I do know, however, that I have come to cherish parents of adult children. Remember them? They were the ones who laughed when we produced a funky looking pacifier, claiming it was going to reduce the need for braces in the future. They smiled knowingly when we sent out the emails proclaiming that our darlings won the classroom spelling bee or scored the most points in a game. They withheld their comments when the public bragging came to a screaming stop. And more importantly, they shared their successes.
"It gets worse," one friend warns me. "It gets worse, but then it gets better."
"We went through high school knowing that he could do better, but his grades were horrible," another tells me. "Then in college, he suddenly decided to turn it around."
These veteran parents do more than calm us down. They give us hope, as we look at their well-adjusted, adult children who are successful citizens even if they didn't go to Harvard or make the World Cup team. They reassure us that the journey is worth it, although we may need to readjust our expectations. Perhaps most importantly, they reinforce the notion that we eventually have to let go of our own dreams and help our children discover their own passions, even the passions we never imagined.
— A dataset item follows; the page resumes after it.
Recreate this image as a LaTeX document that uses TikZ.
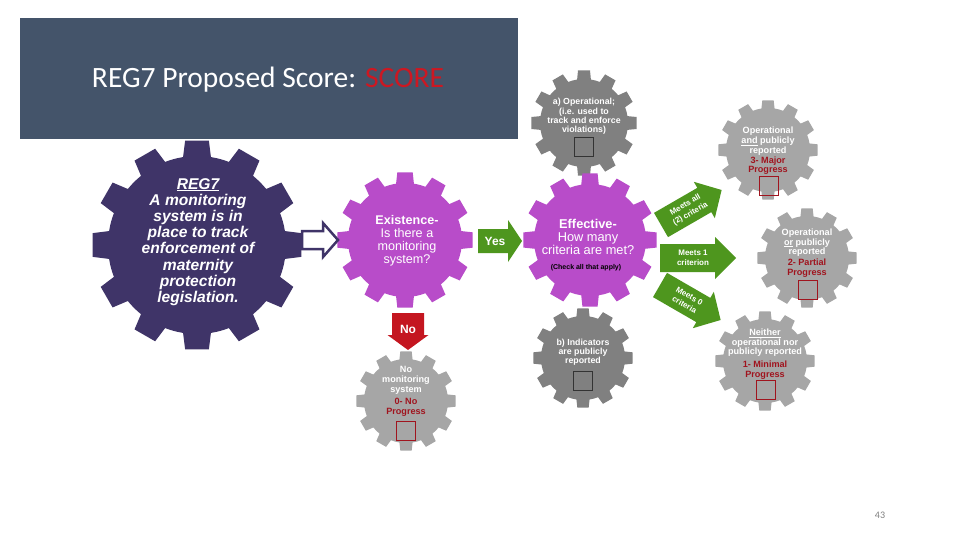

So parents, speak up. This isn't a competition. It's a journey we're taking together. We need to be honest, so we can support each other. Nobody's child is perfect. Some are better than others, but I don't think any parent gets out of this without occasionally wanting to assume a new identity and move to a small town in Montana.
Let's hope that someday we'll be the ones telling new parents to hang in there, because it was all worth it.